:: Exercise aim ::
Show all lines of the listing that hold the word "this".

--*--

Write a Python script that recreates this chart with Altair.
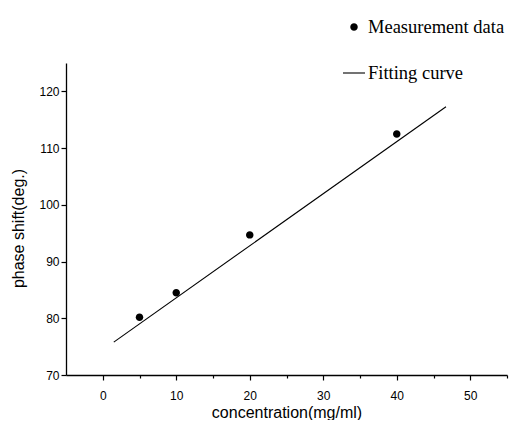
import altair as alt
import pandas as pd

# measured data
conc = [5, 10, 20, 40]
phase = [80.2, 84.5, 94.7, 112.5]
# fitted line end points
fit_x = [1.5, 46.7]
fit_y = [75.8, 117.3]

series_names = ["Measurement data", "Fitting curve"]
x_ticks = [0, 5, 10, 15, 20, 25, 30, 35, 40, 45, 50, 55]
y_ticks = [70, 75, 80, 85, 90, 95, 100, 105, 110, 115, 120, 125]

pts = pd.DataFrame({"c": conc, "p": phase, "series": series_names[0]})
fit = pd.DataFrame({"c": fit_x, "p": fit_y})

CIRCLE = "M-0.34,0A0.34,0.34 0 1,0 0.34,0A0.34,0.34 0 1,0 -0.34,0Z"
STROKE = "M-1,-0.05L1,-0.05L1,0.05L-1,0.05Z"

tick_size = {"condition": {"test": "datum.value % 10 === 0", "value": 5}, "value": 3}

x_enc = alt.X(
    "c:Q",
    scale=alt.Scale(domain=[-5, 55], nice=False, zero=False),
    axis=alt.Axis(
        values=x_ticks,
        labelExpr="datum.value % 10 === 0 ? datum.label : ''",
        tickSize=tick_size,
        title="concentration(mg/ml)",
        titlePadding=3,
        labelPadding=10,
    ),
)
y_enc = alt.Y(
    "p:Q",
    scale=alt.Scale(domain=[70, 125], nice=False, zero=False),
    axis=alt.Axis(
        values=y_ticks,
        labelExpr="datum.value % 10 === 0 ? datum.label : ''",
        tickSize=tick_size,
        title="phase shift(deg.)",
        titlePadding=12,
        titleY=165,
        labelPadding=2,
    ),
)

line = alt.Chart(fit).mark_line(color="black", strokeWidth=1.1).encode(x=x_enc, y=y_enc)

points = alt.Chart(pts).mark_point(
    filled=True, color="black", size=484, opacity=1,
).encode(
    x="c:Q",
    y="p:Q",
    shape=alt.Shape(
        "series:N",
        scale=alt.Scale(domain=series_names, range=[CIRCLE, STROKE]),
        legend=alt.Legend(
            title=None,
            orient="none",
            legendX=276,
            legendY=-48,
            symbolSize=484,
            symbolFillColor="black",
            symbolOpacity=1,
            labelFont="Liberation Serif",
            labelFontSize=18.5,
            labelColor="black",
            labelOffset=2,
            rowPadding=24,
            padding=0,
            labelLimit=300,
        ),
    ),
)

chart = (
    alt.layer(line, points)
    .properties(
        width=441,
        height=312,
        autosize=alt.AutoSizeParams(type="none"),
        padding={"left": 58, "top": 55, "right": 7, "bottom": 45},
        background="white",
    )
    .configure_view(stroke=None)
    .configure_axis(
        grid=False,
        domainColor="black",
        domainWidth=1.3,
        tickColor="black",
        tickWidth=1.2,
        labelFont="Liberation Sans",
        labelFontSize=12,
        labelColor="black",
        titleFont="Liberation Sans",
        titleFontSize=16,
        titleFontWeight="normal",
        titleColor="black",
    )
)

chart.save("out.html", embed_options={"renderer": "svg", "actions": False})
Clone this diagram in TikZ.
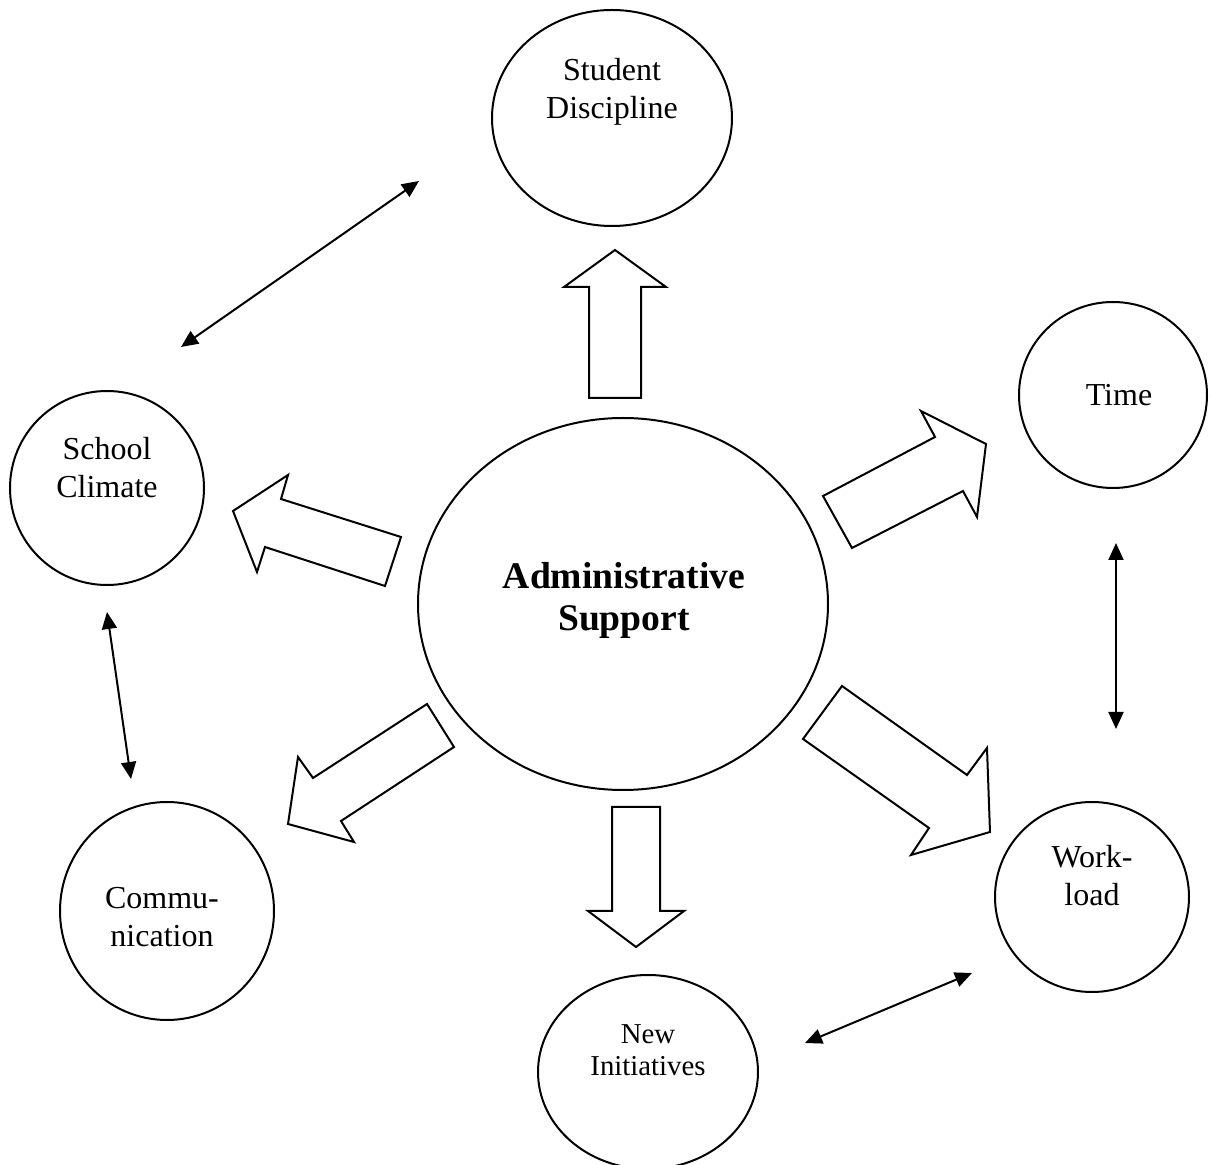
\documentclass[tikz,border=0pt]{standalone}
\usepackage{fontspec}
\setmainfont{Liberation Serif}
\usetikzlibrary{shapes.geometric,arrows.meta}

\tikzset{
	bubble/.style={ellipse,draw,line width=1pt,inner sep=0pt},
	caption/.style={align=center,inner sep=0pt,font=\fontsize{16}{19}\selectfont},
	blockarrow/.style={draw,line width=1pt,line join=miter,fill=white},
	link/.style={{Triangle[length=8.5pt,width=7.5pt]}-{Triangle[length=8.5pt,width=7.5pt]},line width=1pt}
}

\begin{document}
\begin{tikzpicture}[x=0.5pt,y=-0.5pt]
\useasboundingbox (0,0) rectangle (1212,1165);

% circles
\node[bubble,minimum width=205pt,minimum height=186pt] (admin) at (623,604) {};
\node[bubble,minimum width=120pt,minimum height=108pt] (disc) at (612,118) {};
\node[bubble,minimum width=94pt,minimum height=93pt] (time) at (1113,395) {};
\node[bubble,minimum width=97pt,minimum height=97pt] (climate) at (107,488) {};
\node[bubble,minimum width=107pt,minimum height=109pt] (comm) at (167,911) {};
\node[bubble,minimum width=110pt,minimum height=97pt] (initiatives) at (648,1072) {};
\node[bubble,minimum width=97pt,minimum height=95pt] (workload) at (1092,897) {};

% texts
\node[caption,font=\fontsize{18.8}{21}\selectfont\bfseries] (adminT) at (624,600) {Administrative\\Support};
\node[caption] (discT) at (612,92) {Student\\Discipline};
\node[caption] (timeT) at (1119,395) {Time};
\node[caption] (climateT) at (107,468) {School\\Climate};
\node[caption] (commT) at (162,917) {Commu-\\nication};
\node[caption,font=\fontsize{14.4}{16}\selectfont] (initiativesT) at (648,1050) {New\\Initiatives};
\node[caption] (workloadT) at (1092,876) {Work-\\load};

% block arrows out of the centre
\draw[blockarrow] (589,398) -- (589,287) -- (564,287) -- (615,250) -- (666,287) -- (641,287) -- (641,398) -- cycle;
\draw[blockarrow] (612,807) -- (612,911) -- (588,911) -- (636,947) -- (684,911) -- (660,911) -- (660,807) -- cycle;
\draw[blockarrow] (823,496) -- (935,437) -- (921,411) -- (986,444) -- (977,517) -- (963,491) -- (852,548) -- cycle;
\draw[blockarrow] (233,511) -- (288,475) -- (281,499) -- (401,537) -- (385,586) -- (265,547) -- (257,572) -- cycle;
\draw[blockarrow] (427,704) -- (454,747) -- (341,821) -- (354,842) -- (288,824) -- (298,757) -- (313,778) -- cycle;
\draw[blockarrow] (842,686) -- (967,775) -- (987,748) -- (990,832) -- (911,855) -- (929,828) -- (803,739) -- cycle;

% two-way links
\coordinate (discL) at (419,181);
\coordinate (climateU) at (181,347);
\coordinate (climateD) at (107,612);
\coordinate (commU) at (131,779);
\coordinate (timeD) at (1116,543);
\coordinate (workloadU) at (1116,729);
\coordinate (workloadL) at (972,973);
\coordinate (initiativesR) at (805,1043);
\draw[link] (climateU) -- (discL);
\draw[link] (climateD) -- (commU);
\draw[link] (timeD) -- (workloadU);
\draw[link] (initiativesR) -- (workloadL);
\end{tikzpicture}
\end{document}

--*--

:: Result of the task ::
Write a Python script that recreates this chart with Altair.
Clone this diagram in TikZ.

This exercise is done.